All Concrete Is Not The Same
All concrete is not created equal. The types of concrete that are most susceptible to spalling damage is freshly poured concrete and low strength concrete. Newly poured concrete, which is still holding a high water content already, usually needs around 30 days to “harden off” before rock salts can be used.
Low strength concrete mixtures can also be at greater risk from spalling. Concrete mixes with a compressive strength of less than 3,500 pounds per square inch could also show more spalling damage than other concretes. Low strength concretes also have a higher porosity, allowing more of the damaging salt/water mix to enter the concrete.
What Ice Melter Should Be Used On Concrete?
The preferred ice melter for concrete surfaces in the Midwest is Calcium Chloride.
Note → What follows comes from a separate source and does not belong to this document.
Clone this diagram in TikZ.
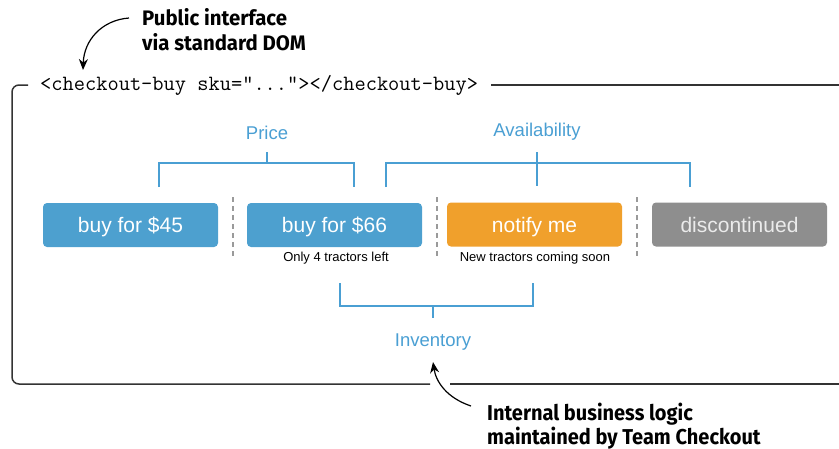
\documentclass[tikz,border=0pt]{standalone}
\usepackage{fontspec}
\setmainfont{Liberation Sans}
\newfontfamily\calloutfontA{Fira Sans}[UprightFont=* Bold, FakeStretch=0.97]
\newfontfamily\calloutfontB{Fira Sans}[UprightFont=* Bold, FakeStretch=0.93]
\usetikzlibrary{arrows.meta}
\definecolor{btnblue}{HTML}{4DA0CF}
\definecolor{btnorange}{HTML}{F0A02C}
\definecolor{btngray}{HTML}{8E8E8E}
\definecolor{lblblue}{HTML}{4A9FD3}
\definecolor{framegray}{HTML}{333333}
\definecolor{sepgray}{HTML}{9A9A9A}
\tikzset{
  btn/.style={rounded corners=4pt, minimum width=175pt, minimum height=44pt, inner sep=0pt, text height=19pt, text depth=4pt, font=\fontsize{21}{24}\selectfont, text=white},
  grp/.style={text=lblblue, font=\fontsize{18.5}{22}\selectfont},
  brk/.style={draw=lblblue, line width=1.2pt},
  sep/.style={draw=sepgray, line width=1.2pt, dash pattern=on 5pt off 4pt},
  sub/.style={font=\fontsize{13}{15}\selectfont, text=black},
  callout/.style={align=left, anchor=base west, inner sep=0pt},
  pointer/.style={draw=black, line width=1.2pt, -{Stealth[length=11pt,width=9pt]}},
  frame/.style={draw=framegray, line width=1.5pt}
}
\begin{document}
\begin{tikzpicture}[x=1pt,y=-1pt]
\useasboundingbox (0,0) rectangle (839,448);
% frame
\coordinate (ftl) at (28,85);
\coordinate (ftr) at (491,85);
\coordinate (fte) at (839,85);
\coordinate (fbl) at (430,384);
\coordinate (fbr) at (450,384);
\coordinate (fbe) at (839,384);
\draw[frame, rounded corners=7pt] (ftl) -- (12,85) -- (12,384) -- (fbl);
\draw[frame] (ftr) -- (fte);
\draw[frame] (fbr) -- (fbe);
\node[anchor=base west, inner sep=0pt, font=\ttfamily\fontsize{21.8}{24}\selectfont] (code) at (40,90.5) {<checkout-buy sku="..."></checkout-buy>};
% callouts
\node[callout, font=\calloutfontA\fontsize{21}{25}\selectfont] (pub) at (142,50) {Public interface\\via standard DOM};
\node[callout, font=\calloutfontB\fontsize{21.5}{22}\selectfont] (intl) at (487,444) {Internal business logic\\maintained by Team Checkout};
\coordinate (pubtail) at (129,18);
\coordinate (pubtip) at (83,70);
\draw[pointer] (pubtail) .. controls (102,20) and (84,40) .. (pubtip);
\coordinate (intail) at (471,406);
\coordinate (intip) at (433,362);
\draw[pointer] (intail) .. controls (447,398) and (436,382) .. (intip);
% buttons
\node[btn, fill=btnblue] (b1) at (130.5,225) {buy for \$45};
\node[btn, fill=btnblue] (b2) at (334.5,225) {buy for \$66};
\node[btn, fill=btnorange] (b3) at (534.5,224.5) {notify me};
\node[btn, fill=btngray, text=white!92!black] (b4) at (739.5,224.5) {discontinued};
\node[sub] (s2) at (336,258) {Only 4 tractors left};
\node[sub] (s3) at (535,258) {New tractors coming soon};
% separators
\draw[sep] (233,197) -- (233,256);
\draw[sep] (437,197) -- (437,256);
\draw[sep] (637,197) -- (637,256);
% group labels
\node[grp] (price) at (267,133) {Price};
\node[grp] (avail) at (537,132) {Availability};
\node[grp] (inv) at (433,342) {Inventory};
% price bracket
\draw[brk] (price.south |- 0,152) -- (price.south |- 0,163);
\draw[brk] (159,187) -- (159,163) -- (354,163) -- (354,187);
% availability bracket
\draw[brk] (avail.south |- 0,152) -- (avail.south |- 0,186);
\draw[brk] (386,187) -- (386,163) -- (690,163) -- (690,187);
% inventory bracket
\draw[brk] (340,283) -- (340,306) -- (533,306) -- (533,283);
\draw[brk] (inv.north |- 0,306) -- (inv.north |- 0,318);
\end{tikzpicture}
\end{document}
Calcium Chloride pellets are a fast acting product that melts ice/snow, and resists re-freezing to a temperature of –25 degrees. This protection to lower temperatures reduces the frequency and damage potential of the freeze/thaw cycles.
Are Concrete “Brick” Pavers Affected?
No. To be considered a concrete or “brick” paver, the concrete used in the mix must have a compression strength of over 8,000 pounds per square inch. This high quality concrete therefore has a very low porosity and allows very little water into the concrete. This is another reason why concrete pavers are a better choice than concrete for sidewalks and driveways.
Other Types Of Ice Melters
In our area, there are four main types of ice melters that are commercially available. They are as follows:
Rock Salt (25 Degrees Protection)
Potasium Chloride (15 Degrees Protection)
Magnesium Chloride (-13 Degrees Protection)
Calcium Chloride (-25 Degrees Protection)
Many suppliers are now offering custom blends of these chemicals to reduce cost, however, these custom blends are less effective than the straight products.
What NOT To Use
The most damaging of all ice melters contain ammonium nitrate and/or ammonium sulfate. These chemicals attack concrete chemically and can cause great damage, therefore should never be used as ice melters. Please note that these chemicals are locally available and are actually still used by some landscape companies.